Isoda, Vytautas. 2014. “THE POWER DEBATE IN SOCIAL AND POLITICAL THEORY”. Politologija 75 (3): 86-108. https://doi.org/10.15388/Polit.2014.3.3873.

Abstract

Power is one of the basic, but at the same time one of the most disputed concepts in political science, as well as other social sciences contiguous to it. The dispute over the meaning of power is best instantiated by the ongoing debate between political scientists and sociologists which started around 1960s – the so-called “faces of power debate”. Although different conceptions of arguably the same phenomenon where termed “faces of power” relatively recently by the scientists taking part in this debate, these conceptions have their roots in various paradigmatic social and political theories, and methodological traditions (Weberian comparative historical sociology, structural functionalism, critical theory and Gramscian neomarxism, structuration theory, Foucaultian post-structuralism, etc.). Therefore, the first task of this theoretical endeavour is to overview the faces-of-power literature in the context of the long-established social scientific traditions in order to trace the intellectual roots of the four faces. A strong case can be made for associating the first face of power with behaviourism, the second – with structural functionalism of Talcott Parsons and structurationism of Anthony Giddens, the third – with critical social theory and Gramscian neomarxism, whereas the fourth face of power is exclusively inspired by the works of Michel Foucault. At the end, a modest “taxonomy” of power is proposed with relative weight of social conflict / social consensus, subjectivity / objectivity of interests, and the source of power serving as axes for differentiation among different conceptions (faces).

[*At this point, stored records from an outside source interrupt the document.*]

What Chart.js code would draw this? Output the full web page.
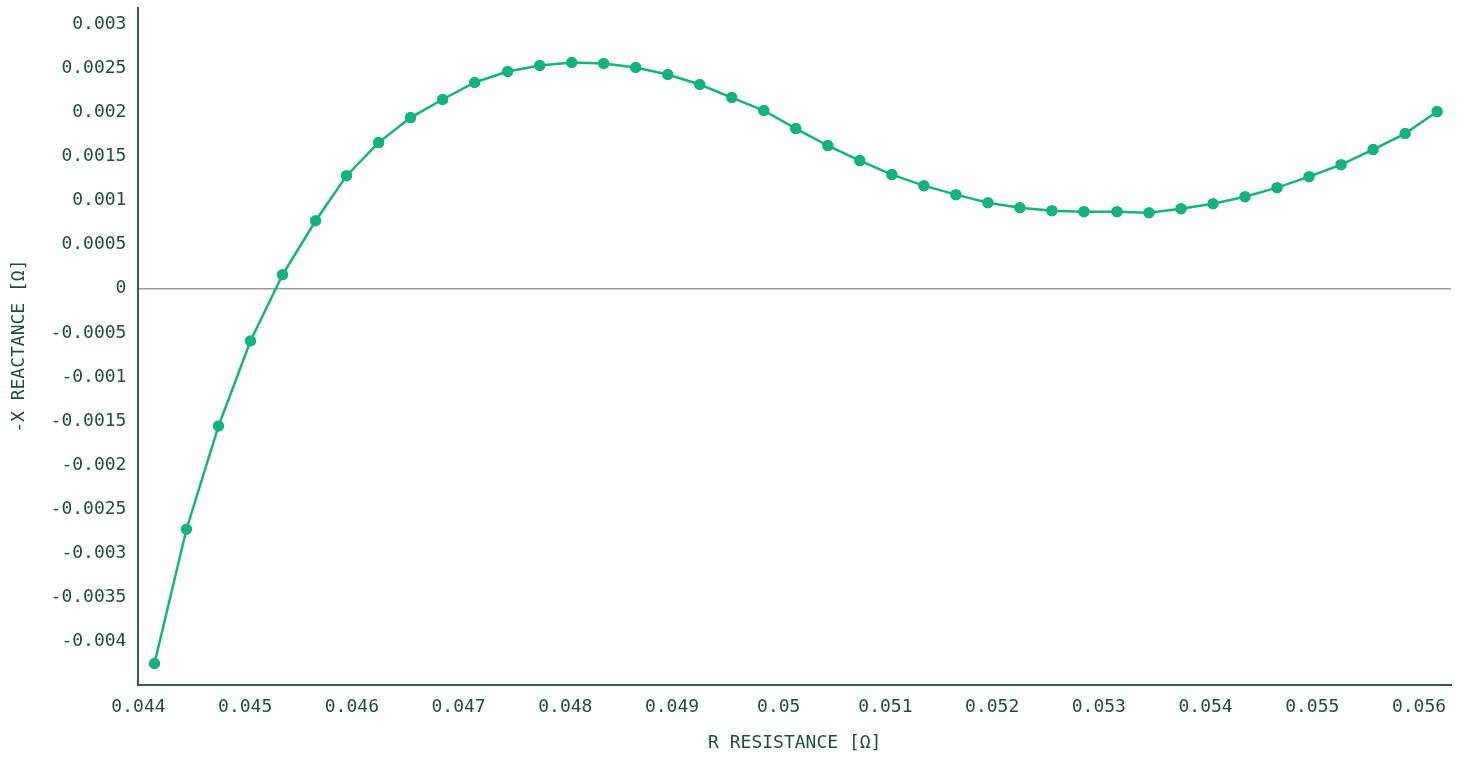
<!DOCTYPE html>
<html>
<head>
<meta charset="utf-8">
<script src="https://cdn.jsdelivr.net/npm/chart.js@4/dist/chart.umd.min.js"></script>
<style>
  html, body { margin: 0; padding: 0; background: #fff; }
</style>
</head>
<body>
<canvas id="nyquistChart" width="1466" height="758"></canvas>
<script>
// Resistance (R) values, ohm
const resistance = [
    0.04415, 0.04445, 0.04475, 0.04505, 0.04535, 0.04566, 0.04595, 0.04625, 0.04655, 0.04685,
    0.04715, 0.04746, 0.04776, 0.04806, 0.04836, 0.04866, 0.04896, 0.04926, 0.04956, 0.04986,
    0.05016, 0.05046, 0.05076, 0.05106, 0.05136, 0.05166, 0.05196, 0.05226, 0.05256, 0.05286,
    0.05317, 0.05347, 0.05377, 0.05407, 0.05437, 0.05467, 0.05497, 0.05527, 0.05557, 0.05587,
    0.05617
];

// -X reactance values, ohm
const reactance = [
    -0.004248, -0.002726, -0.001556, -0.000591, 0.000159, 0.000772, 0.001283, 0.001658, 0.001942, 0.002147,
    0.002340, 0.002464, 0.002533, 0.002567, 0.002555, 0.002510, 0.002430, 0.002317, 0.002169, 0.002022,
    0.001817, 0.001624, 0.001454, 0.001295, 0.001170, 0.001068, 0.000977, 0.000920, 0.000886, 0.000875,
    0.000875, 0.000863, 0.000909, 0.000965, 0.001045, 0.001147, 0.001272, 0.001408, 0.001579, 0.001760,
    0.002010
];

const textColor = '#1d4f37';
const lineColor = '#10b47e';
const fontFamily = '"DejaVu Sans Mono", "Liberation Mono", monospace';

const points = resistance.map((r, i) => ({ x: r, y: reactance[i] }));

// nettoyer les zéros en trop
const fmt = v => String(parseFloat(Number(v).toFixed(6)));

Chart.defaults.font.family = fontFamily;
Chart.defaults.font.size = 18;
Chart.defaults.color = textColor;

new Chart(document.getElementById('nyquistChart'), {
    type: 'scatter',
    data: {
        datasets: [{
            data: points,
            showLine: true,
            borderColor: lineColor,
            backgroundColor: lineColor,
            borderWidth: 2.5,
            pointRadius: 4.5,
            pointHoverRadius: 5,
            tension: 0
        }]
    },
    options: {
        responsive: false,
        animation: false,
        layout: {
            padding: { top: 7, right: 15, bottom: 4, left: 9 }
        },
        plugins: {
            legend: { display: false },
            tooltip: { enabled: false }
        },
        scales: {
            x: {
                type: 'linear',
                min: 0.044,
                max: 0.0563,
                grid: { display: false },
                border: { color: '#2f5e47', width: 2 },
                ticks: {
                    stepSize: 0.001,
                    includeBounds: false,
                    padding: 4,
                    maxRotation: 0,
                    callback: fmt
                },
                title: {
                    display: true,
                    text: 'R RESISTANCE [Ω]',
                    padding: { top: 10, bottom: 0 }
                }
            },
            y: {
                type: 'linear',
                min: -0.00449,
                max: 0.00319,
                afterFit: scale => { scale.paddingTop = 0; },
                grid: {
                    drawTicks: false,
                    lineWidth: 1.5,
                    color: c => (c.tick && c.tick.value === 0) ? '#9a9a9a' : 'rgba(0,0,0,0)'
                },
                border: { color: '#2f5e47', width: 2 },
                ticks: {
                    stepSize: 0.0005,
                    includeBounds: false,
                    padding: 12,
                    callback: fmt
                },
                title: {
                    display: true,
                    text: '-X REACTANCE [Ω]',
                    padding: { top: 0, bottom: 8 }
                }
            }
        }
    }
});
</script>
</body>
</html>
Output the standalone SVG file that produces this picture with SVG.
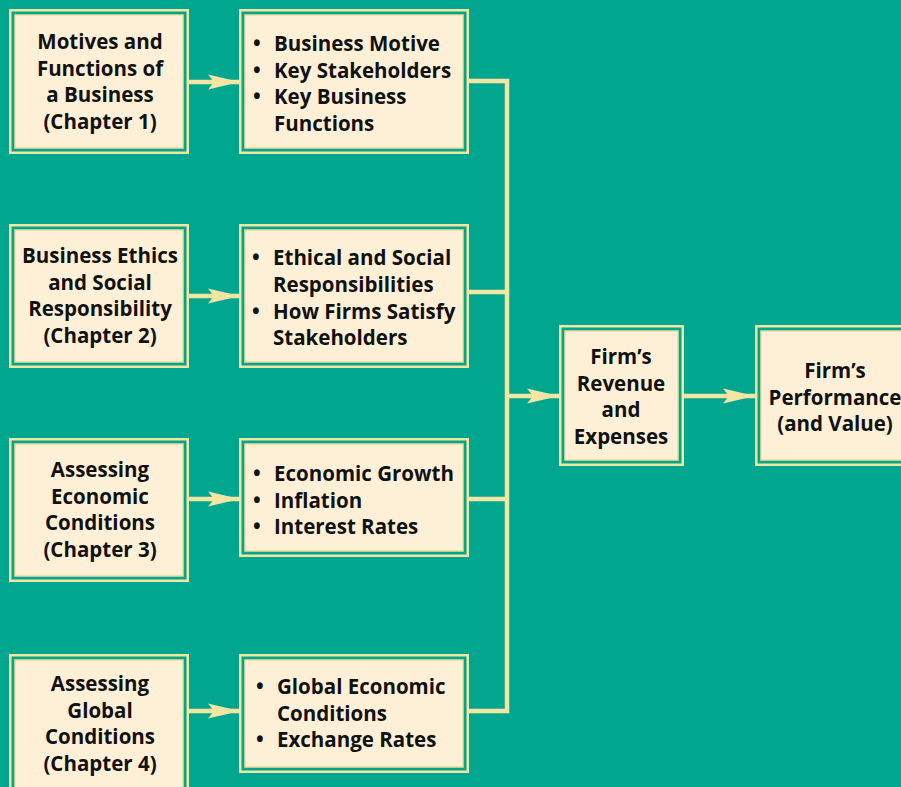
<svg xmlns="http://www.w3.org/2000/svg" width="901" height="787" viewBox="0 0 901 787">
<defs>
<style>
.o{fill:none;stroke:#f5e5a3;stroke-width:2.5}
.i{fill:#fdf0d6;stroke:#f0dd95;stroke-width:1.5}
.t{font-family:"Open Sans","Liberation Sans",Arial,sans-serif;font-weight:bold;font-size:20.5px;fill:#111}
.c{text-anchor:middle}
.ln{fill:none;stroke:#f5e5a3;stroke-width:4.5}
</style>
<marker id="ah" markerUnits="userSpaceOnUse" markerWidth="34" markerHeight="18" refX="32" refY="9" orient="auto">
<path d="M0,1.5 L32,9 L0,16.5 L6,9 Z" fill="#f5e5a3"/>
</marker>
</defs>
<rect width="901" height="787" fill="#00a68d"/>

<g id="connectors">
<line class="ln" x1="188" y1="82" x2="240" y2="82" marker-end="url(#ah)"/>
<line class="ln" x1="188" y1="296" x2="240" y2="296" marker-end="url(#ah)"/>
<line class="ln" x1="188" y1="499" x2="240" y2="499" marker-end="url(#ah)"/>
<line class="ln" x1="188" y1="711" x2="240" y2="711" marker-end="url(#ah)"/>
<polyline class="ln" points="468,81 507,81 507,711 468,711"/>
<line class="ln" x1="468" y1="292" x2="507" y2="292"/>
<line class="ln" x1="468" y1="499" x2="507" y2="499"/>
<line class="ln" x1="507" y1="396" x2="559" y2="396" marker-end="url(#ah)"/>
<line class="ln" x1="683" y1="396" x2="755" y2="396" marker-end="url(#ah)"/>
</g>

<g id="ch1">
<rect class="o" x="10.25" y="10.25" width="177.5" height="142.5"/>
<rect class="i" x="15" y="15" width="168" height="133"/>
<text class="t c" x="100"><tspan x="100" y="49">Motives and</tspan><tspan x="100" y="75.5">Functions of</tspan><tspan x="100" y="102">a Business</tspan><tspan x="100" y="128.5">(Chapter 1)</tspan></text>
</g>
<g id="ch1items">
<rect class="o" x="240.25" y="10.25" width="227.5" height="142.5"/>
<rect class="i" x="245" y="15" width="218" height="133"/>
<text class="t"><tspan x="253" y="51">•</tspan><tspan x="274" y="51">Business Motive</tspan><tspan x="253" y="77.5">•</tspan><tspan x="274" y="77.5">Key Stakeholders</tspan><tspan x="253" y="104">•</tspan><tspan x="274" y="104">Key Business</tspan><tspan x="274" y="130.5">Functions</tspan></text>
</g>

<g id="ch2">
<rect class="o" x="10.25" y="225.25" width="177.5" height="141.5"/>
<rect class="i" x="15" y="230" width="168" height="132"/>
<text class="t c"><tspan x="100" y="263">Business Ethics</tspan><tspan x="100" y="289.5">and Social</tspan><tspan x="100" y="316">Responsibility</tspan><tspan x="100" y="342.5">(Chapter 2)</tspan></text>
</g>
<g id="ch2items">
<rect class="o" x="240.25" y="225.25" width="227.5" height="141.5"/>
<rect class="i" x="245" y="230" width="218" height="132"/>
<text class="t"><tspan x="252" y="265">•</tspan><tspan x="273" y="265">Ethical and Social</tspan><tspan x="273" y="291.5">Responsibilities</tspan><tspan x="252" y="318.5">•</tspan><tspan x="273" y="318.5">How Firms Satisfy</tspan><tspan x="273" y="345">Stakeholders</tspan></text>
</g>

<g id="ch3">
<rect class="o" x="10.25" y="439.25" width="177.5" height="141.5"/>
<rect class="i" x="15" y="444" width="168" height="132"/>
<text class="t c"><tspan x="100" y="477">Assessing</tspan><tspan x="100" y="503.5">Economic</tspan><tspan x="100" y="530">Conditions</tspan><tspan x="100" y="556.5">(Chapter 3)</tspan></text>
</g>
<g id="ch3items">
<rect class="o" x="240.25" y="439.25" width="227.5" height="116.5"/>
<rect class="i" x="245" y="444" width="218" height="107"/>
<text class="t"><tspan x="253" y="481">•</tspan><tspan x="274" y="481">Economic Growth</tspan><tspan x="253" y="507.5">•</tspan><tspan x="274" y="507.5">Inflation</tspan><tspan x="253" y="534">•</tspan><tspan x="274" y="534">Interest Rates</tspan></text>
</g>

<g id="ch4">
<rect class="o" x="10.25" y="655.25" width="177.5" height="140"/>
<rect class="i" x="15" y="660" width="168" height="135"/>
<text class="t c"><tspan x="100" y="691">Assessing</tspan><tspan x="100" y="717.5">Global</tspan><tspan x="100" y="744">Conditions</tspan><tspan x="100" y="770.5">(Chapter 4)</tspan></text>
</g>
<g id="ch4items">
<rect class="o" x="240.25" y="655.25" width="227.5" height="116.5"/>
<rect class="i" x="245" y="660" width="218" height="107"/>
<text class="t"><tspan x="256" y="694">•</tspan><tspan x="277" y="694">Global Economic</tspan><tspan x="277" y="720.5">Conditions</tspan><tspan x="256" y="747">•</tspan><tspan x="277" y="747">Exchange Rates</tspan></text>
</g>

<g id="revenue">
<rect class="o" x="560.25" y="326.25" width="122.5" height="138.5"/>
<rect class="i" x="565" y="331" width="113" height="129"/>
<text class="t c"><tspan x="621" y="364">Firm’s</tspan><tspan x="621" y="390.5">Revenue</tspan><tspan x="621" y="417">and</tspan><tspan x="621" y="443.5">Expenses</tspan></text>
</g>

<g id="performance">
<rect class="o" x="756.25" y="326.25" width="160" height="138.5"/>
<rect class="i" x="761" y="331" width="150" height="129"/>
<text class="t c"><tspan x="835" y="378">Firm’s</tspan><tspan x="835" y="404.5">Performance</tspan><tspan x="835" y="431">(and Value)</tspan></text>
</g>
</svg>
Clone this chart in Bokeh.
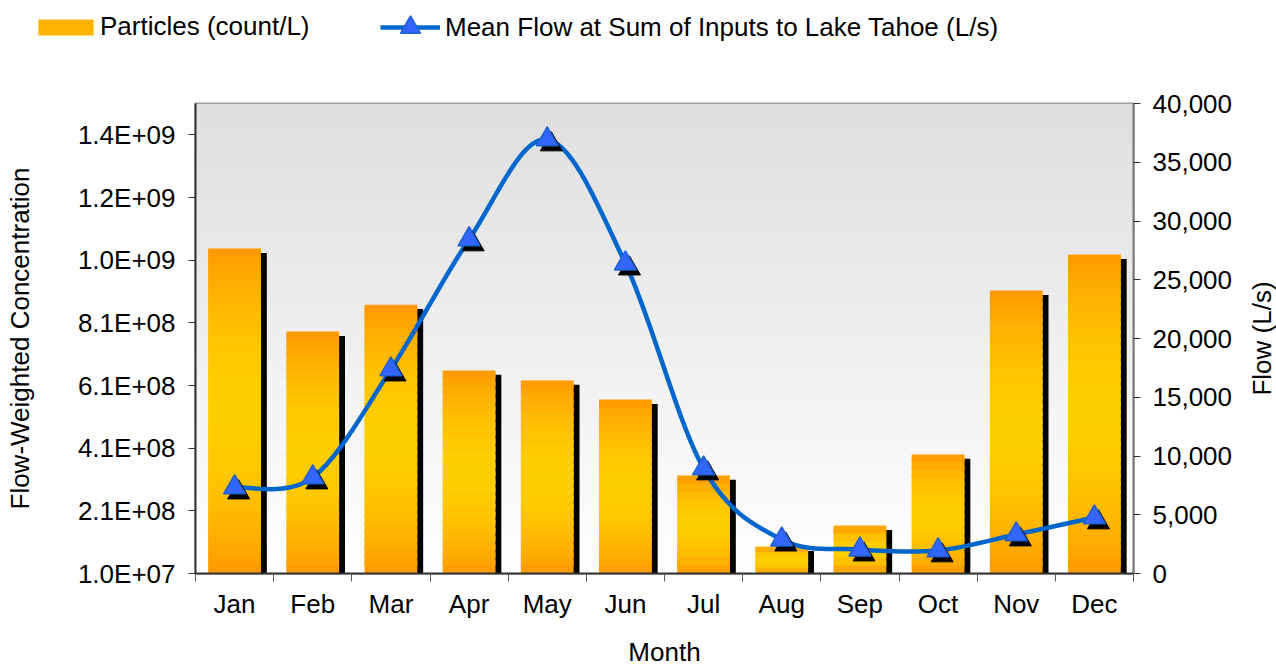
import math
from bokeh.plotting import figure
from bokeh.layouts import row
from bokeh.models import (Range1d, LinearAxis, FixedTicker, NumeralTickFormatter,
                          Legend, LegendItem)
from bokeh.core.properties import value
from bokeh.embed import file_html
from bokeh.resources import INLINE

# ---------------- data ----------------
months = ["Jan", "Feb", "Mar", "Apr", "May", "Jun",
          "Jul", "Aug", "Sep", "Oct", "Nov", "Dec"]
particles = [1.047e9, 7.82e8, 8.68e8, 6.58e8, 6.26e8, 5.65e8,
             3.23e8, 9.6e7, 1.63e8, 3.90e8, 9.13e8, 1.028e9]
flow = [7320, 8170, 17360, 28430, 36940, 26380,
        8940, 2890, 2040, 1960, 3320, 4770]
conc_ticks = [10000000, 210000000, 410000000, 610000000,
              810000000, 1010000000, 1210000000, 1410000000]
conc_tick_labels = ["1.0E+07", "2.1E+08", "4.1E+08", "6.1E+08",
                    "8.1E+08", "1.0E+09", "1.2E+09", "1.4E+09"]
flow_ticks = [0, 5000, 10000, 15000, 20000, 25000, 30000, 35000, 40000]
right_title = "Flow (L/s)"

FONT = "Liberation Sans"
FS = "26px"
x = list(range(1, len(months) + 1))
base = 1.0e7
ytop = 1.51e9

W = 1276
LEG_H = 68
MAIN_H = 601
LAB_W = 30

# ================= legend strip =================
lf = figure(width=W, height=LEG_H, output_backend="svg", toolbar_location=None,
            x_range=Range1d(0, 1), y_range=Range1d(0, 1),
            x_axis_location=None, y_axis_location=None,
            min_border=0, outline_line_color=None,
            background_fill_color="white", border_fill_color="white")
lf.grid.visible = False
# legend-only renderers: their single point lies outside the strip's ranges
r_bar_leg = lf.vbar(x=[5], top=[5], bottom=[4], width=0.5,
                    fill_color="#FFB400", line_color=None)
r_line_leg = lf.line(x=[5, 6], y=[5, 5], line_color="#0066CC", line_width=4.5)
r_tri_leg = lf.scatter(x=[5], y=[5], marker="triangle", size=22,
                       fill_color="#3366FF", line_color="#1F5FD0", line_width=1.5)
leg1 = Legend(items=[LegendItem(label="Particles (count/L)", renderers=[r_bar_leg])],
              location=(31, 26), orientation="horizontal",
              glyph_width=69, glyph_height=20, label_standoff=0,
              padding=0, margin=0, spacing=0,
              border_line_color=None, background_fill_alpha=0,
              label_text_font=FONT, label_text_font_size=FS,
              label_text_color="black")
leg2 = Legend(items=[LegendItem(label="Mean Flow at Sum of Inputs to Lake Tahoe (L/s)",
                                renderers=[r_line_leg, r_tri_leg])],
              location=(380, 16), orientation="horizontal",
              glyph_width=60, glyph_height=50, label_standoff=5,
              padding=0, margin=0, spacing=0,
              border_line_color=None, background_fill_alpha=0,
              label_text_font=FONT, label_text_font_size=FS,
              label_text_color="black")
lf.add_layout(leg1)
lf.add_layout(leg2)

# ================= main chart =================
p = figure(width=W - LAB_W, height=MAIN_H, output_backend="svg", toolbar_location=None,
           x_range=Range1d(0.5, 12.5), y_range=Range1d(base, ytop),
           min_border_left=195, min_border_right=143 - LAB_W,
           min_border_top=35, min_border_bottom=96,
           background_fill_color="white", border_fill_color="white",
           outline_line_color="#8c8c8c", outline_line_width=2)
p.extra_y_ranges = {"flow": Range1d(0, 40000)}
p.grid.visible = False

# background gradient (light grey top -> white bottom)
NB = 60
bl, bb, bt, br, bc = [], [], [], [], []
for k in range(NB):
    t = (k + 0.5) / NB
    g = int(round(255 - 33 * t))
    bl.append(0.5)
    br.append(12.5)
    bb.append(base + (ytop - base) * k / NB)
    bt.append(min(ytop, base + (ytop - base) * (k + 1.6) / NB))
    bc.append("#%02x%02x%02x" % (g, g, g))
p.quad(left=bl, right=br, bottom=bb, top=bt, fill_color=bc, line_color=None)

# bar shadows
BW = 0.675
p.vbar(x=[xi + 0.075 for xi in x], width=BW, bottom=base,
       top=[v - 1.4e7 for v in particles], fill_color="black", line_color=None)

# gradient bars (orange - yellow - orange)
sx, sb, st, sc = [], [], [], []
for xi, v in zip(x, particles):
    ns = max(5, int(40 * (v - base) / 1.0e9))
    for k in range(ns):
        t = (k + 0.5) / ns
        f = math.sin(math.pi * t) ** 0.8
        gch = int(round(150 + (206 - 150) * f))
        sx.append(xi)
        sb.append(base + (v - base) * k / ns)
        st.append(min(v, base + (v - base) * (k + 1.6) / ns))
        sc.append("#ff%02x00" % gch)
p.vbar(x=sx, width=BW, bottom=sb, top=st, fill_color=sc, line_color=None)

# smoothed flow curve (Bezier segments through the points)
n = len(x)
x0, y0, x1, y1, cx0, cy0, cx1, cy1 = ([] for _ in range(8))
for i in range(n - 1):
    a = i - 1 if i > 0 else i
    d = i + 2 if i + 2 < n else i + 1
    x0.append(x[i]); y0.append(flow[i])
    x1.append(x[i + 1]); y1.append(flow[i + 1])
    cx0.append(x[i] + (x[i + 1] - x[a]) / 6.0)
    cy0.append(flow[i] + (flow[i + 1] - flow[a]) / 6.0)
    cx1.append(x[i + 1] - (x[d] - x[i]) / 6.0)
    cy1.append(flow[i + 1] - (flow[d] - flow[i]) / 6.0)
p.bezier(x0=x0, y0=y0, x1=x1, y1=y1, cx0=cx0, cy0=cy0, cx1=cx1, cy1=cy1,
         line_color="#0066CC", line_width=4.5, y_range_name="flow")

# marker shadows then markers
p.scatter([xi + 0.052 for xi in x], [f - 430 for f in flow], marker="triangle",
          size=22, fill_color="black", line_color="black", y_range_name="flow")
p.scatter(x, flow, marker="triangle", size=22, fill_color="#3366FF",
          line_color="#1F5FD0", line_width=1.5, y_range_name="flow")

# axes
ya = p.yaxis[0]
ya.ticker = FixedTicker(ticks=conc_ticks)
ya.major_label_overrides = {t: l for t, l in zip(conc_ticks, conc_tick_labels)}
ya.axis_label = "Flow-Weighted Concentration"
ya.axis_label_standoff = 40
ya.major_label_standoff = 13
ya.major_tick_out = 7
ya.major_tick_in = 0
ya.minor_tick_line_color = None
ya.axis_line_color = "#333333"
ya.axis_line_width = 2
ya.major_tick_line_color = "#333333"

ra = LinearAxis(y_range_name="flow", ticker=FixedTicker(ticks=flow_ticks),
                formatter=NumeralTickFormatter(format="0,0"))
ra.major_label_standoff = 12
ra.major_tick_out = 7
ra.major_tick_in = 0
ra.minor_tick_line_color = None
ra.axis_line_color = "#777777"
ra.axis_line_width = 2
ra.major_tick_line_color = "#333333"
p.add_layout(ra, "right")

xa = p.xaxis[0]
xa.ticker = FixedTicker(ticks=x, minor_ticks=[0.5 + i for i in range(13)])
xa.major_label_overrides = {xi: m for xi, m in zip(x, months)}
xa.axis_label = "Month"
xa.axis_label_standoff = 15
xa.major_label_standoff = 7
xa.major_tick_out = 8
xa.major_tick_in = 0
xa.major_tick_line_color = None
xa.minor_tick_out = 8
xa.minor_tick_in = 0
xa.minor_tick_line_color = "#555555"
xa.axis_line_color = "#333333"
xa.axis_line_width = 2

for ax in (ya, ra, xa):
    ax.major_label_text_font = FONT
    ax.major_label_text_font_size = FS
    ax.major_label_text_color = "black"
    ax.axis_label_text_font = FONT
    ax.axis_label_text_font_size = FS
    ax.axis_label_text_font_style = "normal"
    ax.axis_label_text_color = "black"

# ============ right-hand axis title (reads bottom to top) ============
lab = figure(width=LAB_W, height=MAIN_H, output_backend="svg", toolbar_location=None,
             x_range=Range1d(0, 1), y_range=Range1d(0, 1),
             x_axis_location=None, y_axis_location=None,
             min_border_left=0, min_border_right=0,
             min_border_top=35, min_border_bottom=96,
             outline_line_color=None,
             background_fill_color="white", border_fill_color="white")
lab.grid.visible = False
lab.text(x=[0.5], y=[0.5], text=[right_title], angle=math.pi / 2,
         text_align="center", text_baseline="middle",
         text_font=value(FONT), text_font_size=FS, text_color="black")

open("out.html", "w").write(file_html([lf, row(p, lab)], INLINE))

The second section focuses on the conceptual limits of “power” and its discursive relation to “authority” and “coercion” (meaning “physical force”). Drawing on the theoretical insights of Talcott Parsons, Hannah Arendt and Anthony Giddens, authoritative power is associated with the full institutionalisation and legitimation of relations of autonomy and dependence between a position of authority and its subordinate; therefore, as an ideal type, authoritative power by definition involves voluntary acquiescence and faces virtually no opposition. In contrast, a relation (or rather an act) of coercion involves no active part of the subject (or rather object) over whom it is exercised. Along these lines, a strong argument can be made that physical coercion is not a form of power. It does not involve a minimum amount of dialectic of control associated with power relations. “Authority” and “coercion” are thus seen as conceptual markers, the former corresponding to the maximum of power and the latter – to a complete absence of power, which is replaced by a causal chain of sheer physical force and its consequence in a Newtonian sense.